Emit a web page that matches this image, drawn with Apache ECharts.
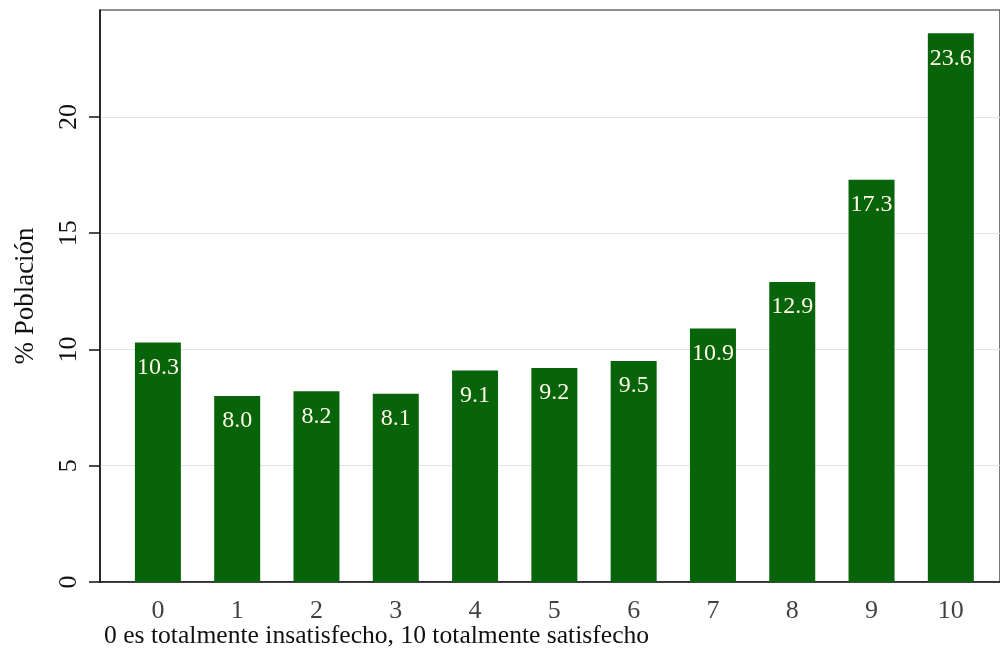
<!DOCTYPE html>
<html><head><meta charset="utf-8">
<script src="https://cdn.jsdelivr.net/npm/echarts@6/dist/echarts.min.js"></script>
<style>html,body{margin:0;padding:0;background:#fff}#c{width:1000px;height:660px}</style>
</head><body><div id="c"></div>
<script>
const categories = [0,1,2,3,4,5,6,7,8,9,10];
const values = [10.3, 8.0, 8.2, 8.1, 9.1, 9.2, 9.5, 10.9, 12.9, 17.3, 23.6];
const yTicks = [0,5,10,15,20];
const xTitle = '0 es totalmente insatisfecho, 10 totalmente satisfecho';
const yTitle = '% Población';
const font = '"Liberation Serif", "DejaVu Serif", serif';

const chart = echarts.init(document.getElementById('c'), null, {renderer:'canvas'});
chart.setOption({
  animation:false,
  backgroundColor:'#fff',
  grid:{left:100, top:10, right:-2, bottom:78, show:true, borderColor:'#222', borderWidth:1.2, backgroundColor:'transparent'},
  xAxis:{type:'value', min:-0.73, max:10.62,
    axisLine:{show:true, onZero:false, lineStyle:{color:'#111', width:1.5}},
    axisTick:{show:false}, splitLine:{show:false},
    axisLabel:{show:false}},
  yAxis:{type:'value', min:0, max:24.6, interval:5,
    axisLine:{show:true, onZero:false, lineStyle:{color:'#111', width:1.5}},
    axisTick:{show:true, length:11, customValues:yTicks, lineStyle:{color:'#111', width:1.5}},
    splitLine:{show:true, lineStyle:{color:'#e3e3e3', width:1}},
    axisLabel:{rotate:90, margin:18, color:'#111', fontFamily:font, fontSize:26, customValues:yTicks,
      formatter:v=> String(v)},
    name:yTitle, nameLocation:'middle', nameGap:61, nameRotate:90,
    nameTextStyle:{color:'#111', fontFamily:font, fontSize:27}},
  series:[{
    type:'bar', barWidth:46,
    data: categories.map((c,i)=>[c, values[i]]),
    itemStyle:{color:'#08640a'},
    label:{show:true, position:'insideTop', distance:13, color:'#fffbe8', fontFamily:font, fontSize:24,
      formatter:p=>p.value[1].toFixed(1)}
  },{
    type:'scatter', symbolSize:0, silent:true,
    data: categories.map(c=>[c,0]),
    label:{show:true, position:'bottom', distance:16, color:'#111', fontFamily:font, fontSize:26,
      formatter:p=>String(p.value[0])}
  }],
  graphic:[{type:'text', left:104, top:623,
    style:{text:xTitle, fill:'#111', font:'25.6px '+font}}]
});
</script></body></html>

### Written task
Quote the data above in full, leaving out the pictures it holds.

### Full response
Emit a web page that matches this image, drawn with Apache ECharts.
<!DOCTYPE html>
<html><head><meta charset="utf-8">
<script src="https://cdn.jsdelivr.net/npm/echarts@6/dist/echarts.min.js"></script>
<style>html,body{margin:0;padding:0;background:#fff}#c{width:1000px;height:660px}</style>
</head><body><div id="c"></div>
<script>
const categories = [0,1,2,3,4,5,6,7,8,9,10];
const values = [10.3, 8.0, 8.2, 8.1, 9.1, 9.2, 9.5, 10.9, 12.9, 17.3, 23.6];
const yTicks = [0,5,10,15,20];
const xTitle = '0 es totalmente insatisfecho, 10 totalmente satisfecho';
const yTitle = '% Población';
const font = '"Liberation Serif", "DejaVu Serif", serif';

const chart = echarts.init(document.getElementById('c'), null, {renderer:'canvas'});
chart.setOption({
  animation:false,
  backgroundColor:'#fff',
  grid:{left:100, top:10, right:-2, bottom:78, show:true, borderColor:'#222', borderWidth:1.2, backgroundColor:'transparent'},
  xAxis:{type:'value', min:-0.73, max:10.62,
    axisLine:{show:true, onZero:false, lineStyle:{color:'#111', width:1.5}},
    axisTick:{show:false}, splitLine:{show:false},
    axisLabel:{show:false}},
  yAxis:{type:'value', min:0, max:24.6, interval:5,
    axisLine:{show:true, onZero:false, lineStyle:{color:'#111', width:1.5}},
    axisTick:{show:true, length:11, customValues:yTicks, lineStyle:{color:'#111', width:1.5}},
    splitLine:{show:true, lineStyle:{color:'#e3e3e3', width:1}},
    axisLabel:{rotate:90, margin:18, color:'#111', fontFamily:font, fontSize:26, customValues:yTicks,
      formatter:v=> String(v)},
    name:yTitle, nameLocation:'middle', nameGap:61, nameRotate:90,
    nameTextStyle:{color:'#111', fontFamily:font, fontSize:27}},
  series:[{
    type:'bar', barWidth:46,
    data: categories.map((c,i)=>[c, values[i]]),
    itemStyle:{color:'#08640a'},
    label:{show:true, position:'insideTop', distance:13, color:'#fffbe8', fontFamily:font, fontSize:24,
      formatter:p=>p.value[1].toFixed(1)}
  },{
    type:'scatter', symbolSize:0, silent:true,
    data: categories.map(c=>[c,0]),
    label:{show:true, position:'bottom', distance:16, color:'#111', fontFamily:font, fontSize:26,
      formatter:p=>String(p.value[0])}
  }],
  graphic:[{type:'text', left:104, top:623,
    style:{text:xTitle, fill:'#111', font:'25.6px '+font}}]
});
</script></body></html>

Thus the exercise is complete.